The Army is already deploying this kind of capability in the field, allowing warfighters on the ground to communicate with each other and with enterprise personnel more quickly and efficiently.
“We have soldiers in the field today who are actually developing software using enterprise platforms that are provided either CONUS or actually closer to theater,” said Gregg Judge, acting director of the Army’s Enterprise Cloud Management Agency.
“What that allows them to do is have collaboration with individuals around the world to build a piece of code and actually deploy it onto a standard platform, whether that platform is a cloud-based platform, or it can be something that is mobile that the unit unit takes into training, into exercises or actually into conflicts,” Judge shared.

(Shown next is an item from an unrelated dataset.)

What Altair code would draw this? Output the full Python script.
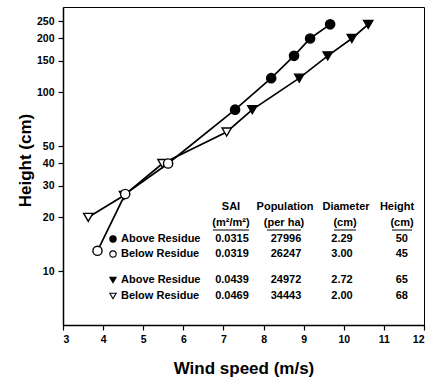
import altair as alt
import pandas as pd

# ---- data ----
circ_above_wind = [9.66, 9.16, 8.76, 8.19, 7.29]
circ_above_height = [240, 200, 160, 120, 80]
circ_below_wind = [5.62, 4.55, 3.86]
circ_below_height = [40, 27, 13]

tri_above_wind = [10.61, 10.20, 9.60, 8.89, 7.72]
tri_above_height = [240, 200, 160, 120, 80]
tri_below_wind = [7.08, 5.48, 4.52, 3.63]
tri_below_height = [60, 40, 26.5, 20]

x_ticks = [3, 4, 5, 6, 7, 8, 9, 10, 11, 12]
y_ticks = [10, 20, 30, 40, 50, 100, 150, 200, 250]

# legend table contents
tbl_names = ["Above Residue", "Below Residue", "Above Residue", "Below Residue"]
tbl_profile = ["circle", "circle", "triangle", "triangle"]
tbl_group = ["Above", "Below", "Above", "Below"]
tbl_sai = ["0.0315", "0.0319", "0.0439", "0.0469"]
tbl_pop = ["27996", "26247", "24972", "34443"]
tbl_diam = ["2.29", "3.00", "2.72", "2.00"]
tbl_height = ["50", "45", "65", "68"]
hdr_titles = ["SAI", "Population", "Diameter", "Height"]
hdr_units = ["(m\u00b2/m\u00b2)", "(per ha)", "(cm)", "(cm)"]

FONT = "Liberation Sans"

rows = []
for w, h in zip(tri_above_wind, tri_above_height):
    rows.append(dict(wind=w, height=h, profile="triangle", group="Above"))
for w, h in zip(tri_below_wind, tri_below_height):
    rows.append(dict(wind=w, height=h, profile="triangle", group="Below"))
for w, h in zip(circ_above_wind, circ_above_height):
    rows.append(dict(wind=w, height=h, profile="circle", group="Above"))
for w, h in zip(circ_below_wind, circ_below_height):
    rows.append(dict(wind=w, height=h, profile="circle", group="Below"))
df = pd.DataFrame(rows)

xs = alt.Scale(domain=[3, 12], nice=False, zero=False)
ys = alt.Scale(type="log", domain=[5, 300], nice=False)
shape_scale = alt.Scale(domain=["circle", "triangle"], range=["circle", "triangle-down"])
fill_scale = alt.Scale(domain=["Above", "Below"], range=["black", "white"])

x_enc = alt.X("wind:Q", scale=xs,
              axis=alt.Axis(title="Wind speed (m/s)", values=x_ticks, format="d",
                            titleY=43, titleBaseline="middle"))
y_enc = alt.Y("height:Q", scale=ys,
              axis=alt.Axis(title="Height (cm)", values=y_ticks, format="d",
                            titleX=-38, titleY=153, titleBaseline="middle",
                            titleAngle=-90, titleAlign="center"))

lines = alt.Chart(df).mark_line(color="black", strokeWidth=1.7).encode(
    x=x_enc, y=y_enc, detail="profile:N", order="height:Q")

points = alt.Chart(df).mark_point(filled=True, stroke="black", strokeWidth=1.4, size=85, opacity=1).encode(
    x="wind:Q", y="height:Q",
    shape=alt.Shape("profile:N", scale=shape_scale, legend=None),
    fill=alt.Fill("group:N", scale=fill_scale, legend=None))

# ---- legend table layout (pixel positions inside plot area) ----
row_y = [232, 247, 273, 289]
hdr_y = 200
unit_y = 216
sym_x = 50
name_x = 58
hdr_x = [168, 222, 283, 334]
unit_x = [168, 221, 282, 339]
val_x = [169, 223, 279, 345]
ul_half = [18, 17, 11, 10]

sym_df = pd.DataFrame(dict(px=[sym_x] * 4, py=row_y, profile=tbl_profile, group=tbl_group))
legend_syms = alt.Chart(sym_df).mark_point(filled=True, stroke="black", strokeWidth=1.1, size=40, opacity=1).encode(
    x=alt.X("px:Q", scale=None), y=alt.Y("py:Q", scale=None),
    shape=alt.Shape("profile:N", scale=shape_scale, legend=None),
    fill=alt.Fill("group:N", scale=fill_scale, legend=None))

txt = []
for i in range(4):
    txt.append(dict(px=name_x, py=row_y[i], t=tbl_names[i], al="left"))
    txt.append(dict(px=val_x[0], py=row_y[i], t=tbl_sai[i], al="center"))
    txt.append(dict(px=val_x[1], py=row_y[i], t=tbl_pop[i], al="center"))
    txt.append(dict(px=val_x[2], py=row_y[i], t=tbl_diam[i], al="center"))
    txt.append(dict(px=val_x[3], py=row_y[i], t=tbl_height[i], al="right"))
for j in range(4):
    txt.append(dict(px=hdr_x[j], py=hdr_y, t=hdr_titles[j], al="center"))
    txt.append(dict(px=unit_x[j], py=unit_y, t=hdr_units[j], al="center"))
txt_df = pd.DataFrame(txt)


def text_layer(align):
    return alt.Chart(txt_df[txt_df.al == align]).mark_text(
        font=FONT, fontWeight="bold", fontSize=11, align=align, baseline="middle", color="black"
    ).encode(x=alt.X("px:Q", scale=None), y=alt.Y("py:Q", scale=None), text="t:N")


ul_df = pd.DataFrame(dict(
    x1=[unit_x[j] - ul_half[j] for j in range(4)],
    x2=[unit_x[j] + ul_half[j] for j in range(4)],
    yy=[unit_y + 7] * 4))
underlines = alt.Chart(ul_df).mark_rule(color="black", strokeWidth=1).encode(
    x=alt.X("x1:Q", scale=None), x2="x2:Q", y=alt.Y("yy:Q", scale=None))

chart = alt.layer(
    lines, points, legend_syms, text_layer("left"), text_layer("center"), text_layer("right"), underlines
).properties(
    width=361, height=318,
    padding={"left": 63, "top": 7, "right": 10, "bottom": 55},
    autosize=alt.AutoSizeParams(type="none"),
    background="white",
).configure_view(
    stroke="black", strokeWidth=1
).configure_axis(
    grid=False,
    labelFont=FONT, labelFontWeight="bold", labelFontSize=10.5, labelColor="black",
    titleFont=FONT, titleFontWeight="bold", titleFontSize=17, titleColor="black",
    domainColor="black", domainWidth=1.5, tickColor="black", tickWidth=1.2, tickSize=5,
    labelPadding=4,
)

chart.save("out.html", embed_options={"renderer": "svg", "actions": False})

“It is truly changing the way we are fighting as an Army. It’s changing the way that we are developing and delivering capabilities down at the highest levels of theater to the lowest levels at the battalion and below,” he added.
Edge capabilities and access to the cloud have also become essential in intelligence missions around the world. Col. Michael Medgyessy, CIO and chief data officer for the Air Force Intelligence Community, said the Air force needs to be able extend cloud to the tactical edge even in disconnected and low connectivity environments.

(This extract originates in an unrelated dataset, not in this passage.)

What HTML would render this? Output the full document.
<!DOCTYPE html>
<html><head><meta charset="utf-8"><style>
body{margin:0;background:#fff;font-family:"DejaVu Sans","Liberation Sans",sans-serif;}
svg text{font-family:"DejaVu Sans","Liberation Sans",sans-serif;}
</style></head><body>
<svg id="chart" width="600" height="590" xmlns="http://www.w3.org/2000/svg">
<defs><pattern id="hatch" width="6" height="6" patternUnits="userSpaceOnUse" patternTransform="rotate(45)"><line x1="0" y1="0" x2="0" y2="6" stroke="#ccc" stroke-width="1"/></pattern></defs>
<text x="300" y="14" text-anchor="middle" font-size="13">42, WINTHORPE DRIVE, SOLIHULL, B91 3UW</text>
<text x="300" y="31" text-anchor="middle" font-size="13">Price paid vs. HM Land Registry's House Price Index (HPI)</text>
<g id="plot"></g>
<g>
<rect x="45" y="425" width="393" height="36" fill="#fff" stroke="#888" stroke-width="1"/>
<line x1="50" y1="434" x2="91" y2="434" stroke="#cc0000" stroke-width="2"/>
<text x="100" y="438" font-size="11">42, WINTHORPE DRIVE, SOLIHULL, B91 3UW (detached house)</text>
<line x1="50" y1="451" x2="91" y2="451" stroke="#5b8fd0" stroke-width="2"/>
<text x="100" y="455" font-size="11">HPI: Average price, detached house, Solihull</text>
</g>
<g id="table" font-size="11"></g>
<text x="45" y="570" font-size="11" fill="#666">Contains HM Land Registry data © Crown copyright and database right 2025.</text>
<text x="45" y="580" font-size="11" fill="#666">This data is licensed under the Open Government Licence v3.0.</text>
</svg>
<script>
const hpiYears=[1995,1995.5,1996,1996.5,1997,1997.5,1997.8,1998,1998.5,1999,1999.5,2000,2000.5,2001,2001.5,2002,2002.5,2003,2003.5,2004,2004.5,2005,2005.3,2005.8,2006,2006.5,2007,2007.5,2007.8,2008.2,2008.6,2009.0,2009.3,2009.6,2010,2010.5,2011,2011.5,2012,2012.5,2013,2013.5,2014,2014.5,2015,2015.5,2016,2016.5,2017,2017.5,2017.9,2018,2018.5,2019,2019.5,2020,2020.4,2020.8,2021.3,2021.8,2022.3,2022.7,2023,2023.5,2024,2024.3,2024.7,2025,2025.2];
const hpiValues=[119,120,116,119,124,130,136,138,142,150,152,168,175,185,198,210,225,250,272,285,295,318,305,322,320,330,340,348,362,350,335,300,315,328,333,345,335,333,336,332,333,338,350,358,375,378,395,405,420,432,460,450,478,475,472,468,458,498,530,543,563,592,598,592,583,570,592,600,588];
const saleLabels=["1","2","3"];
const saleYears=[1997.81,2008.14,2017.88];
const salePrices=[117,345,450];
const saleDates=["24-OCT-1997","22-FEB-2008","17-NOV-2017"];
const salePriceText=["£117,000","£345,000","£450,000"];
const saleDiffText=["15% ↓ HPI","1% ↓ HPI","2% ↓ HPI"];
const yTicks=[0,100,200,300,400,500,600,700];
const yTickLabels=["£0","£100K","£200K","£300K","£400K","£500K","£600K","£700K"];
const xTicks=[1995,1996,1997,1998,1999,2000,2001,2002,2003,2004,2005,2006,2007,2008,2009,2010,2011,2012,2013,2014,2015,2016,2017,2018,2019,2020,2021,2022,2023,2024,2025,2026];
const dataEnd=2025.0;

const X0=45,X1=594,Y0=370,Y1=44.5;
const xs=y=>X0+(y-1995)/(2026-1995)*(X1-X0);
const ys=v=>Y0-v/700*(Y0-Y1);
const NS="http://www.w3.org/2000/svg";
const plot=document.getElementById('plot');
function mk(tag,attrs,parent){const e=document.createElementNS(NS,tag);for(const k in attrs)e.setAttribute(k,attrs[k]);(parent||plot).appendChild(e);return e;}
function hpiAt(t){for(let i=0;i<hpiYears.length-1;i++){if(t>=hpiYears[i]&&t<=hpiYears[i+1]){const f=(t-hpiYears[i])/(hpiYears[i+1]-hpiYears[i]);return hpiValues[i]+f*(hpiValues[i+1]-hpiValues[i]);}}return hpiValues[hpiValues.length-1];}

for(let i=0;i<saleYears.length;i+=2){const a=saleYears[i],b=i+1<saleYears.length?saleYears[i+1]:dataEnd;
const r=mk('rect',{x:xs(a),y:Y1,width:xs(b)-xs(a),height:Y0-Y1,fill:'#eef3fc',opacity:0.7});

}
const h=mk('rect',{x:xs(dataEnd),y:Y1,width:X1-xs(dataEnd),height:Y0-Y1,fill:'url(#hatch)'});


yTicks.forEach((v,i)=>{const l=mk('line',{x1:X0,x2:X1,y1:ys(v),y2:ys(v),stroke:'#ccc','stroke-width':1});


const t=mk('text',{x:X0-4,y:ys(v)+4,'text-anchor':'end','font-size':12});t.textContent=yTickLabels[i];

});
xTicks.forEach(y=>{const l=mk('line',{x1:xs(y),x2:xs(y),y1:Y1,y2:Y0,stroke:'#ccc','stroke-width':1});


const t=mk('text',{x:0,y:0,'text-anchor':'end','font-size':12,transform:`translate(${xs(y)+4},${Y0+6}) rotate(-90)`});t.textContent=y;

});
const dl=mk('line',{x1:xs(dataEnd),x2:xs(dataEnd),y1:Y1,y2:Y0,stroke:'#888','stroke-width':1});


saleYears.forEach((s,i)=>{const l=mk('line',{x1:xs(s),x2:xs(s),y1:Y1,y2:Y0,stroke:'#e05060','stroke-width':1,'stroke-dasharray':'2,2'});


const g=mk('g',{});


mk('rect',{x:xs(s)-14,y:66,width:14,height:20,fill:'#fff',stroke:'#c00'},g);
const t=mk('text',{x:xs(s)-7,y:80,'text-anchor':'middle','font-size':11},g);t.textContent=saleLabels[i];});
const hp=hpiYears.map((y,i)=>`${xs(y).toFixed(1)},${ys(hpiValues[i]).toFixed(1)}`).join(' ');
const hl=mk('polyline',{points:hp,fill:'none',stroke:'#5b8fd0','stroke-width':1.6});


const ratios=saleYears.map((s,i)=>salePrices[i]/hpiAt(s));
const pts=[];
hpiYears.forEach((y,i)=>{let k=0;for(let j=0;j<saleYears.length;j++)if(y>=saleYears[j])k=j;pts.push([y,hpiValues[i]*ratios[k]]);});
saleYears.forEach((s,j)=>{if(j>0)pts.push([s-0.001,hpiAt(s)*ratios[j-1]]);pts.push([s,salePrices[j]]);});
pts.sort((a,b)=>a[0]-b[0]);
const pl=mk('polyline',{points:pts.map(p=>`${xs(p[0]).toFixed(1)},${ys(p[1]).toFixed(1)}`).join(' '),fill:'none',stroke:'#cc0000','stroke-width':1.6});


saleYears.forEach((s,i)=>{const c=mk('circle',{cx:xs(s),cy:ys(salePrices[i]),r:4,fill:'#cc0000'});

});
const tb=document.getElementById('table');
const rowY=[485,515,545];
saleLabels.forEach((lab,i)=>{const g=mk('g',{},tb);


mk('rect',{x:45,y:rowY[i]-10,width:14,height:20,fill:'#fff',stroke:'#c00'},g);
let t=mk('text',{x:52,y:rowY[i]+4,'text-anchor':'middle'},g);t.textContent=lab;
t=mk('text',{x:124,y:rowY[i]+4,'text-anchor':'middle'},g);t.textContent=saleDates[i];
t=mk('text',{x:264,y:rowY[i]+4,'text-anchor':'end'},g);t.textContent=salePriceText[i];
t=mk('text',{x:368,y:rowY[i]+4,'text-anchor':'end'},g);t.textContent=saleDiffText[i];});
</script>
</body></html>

“We have to fight overseas,” Col. Medgyessy noted, “and so bringing that commercial cloud power is really up to us to take it where we have to go from those hyperscale regions that exist in the continental United States.”
“The second portion of that is actually extending cloud — so bringing that data in with the sensors and regionally distributing it with edge capability, and then extending a subset of that hyperscale cloud to warehouse to go to be able to operate continuously, even if it is temporarily disconnected from the continental United States,” he shared.
Beauchamp said that as cloud technology develops, multi-cloud is poised for accelerated innovation in the next five years.
“It enables me to collapse all these proprietary systems down in one — it enables me to link all the networks that today were built for a single weapon system and combine them into the enterprise network so that I can create the network with the global reach and the bandwidth necessary to close thousands of kill chains across the global landscape in a matter of milliseconds at machine speed,” he said.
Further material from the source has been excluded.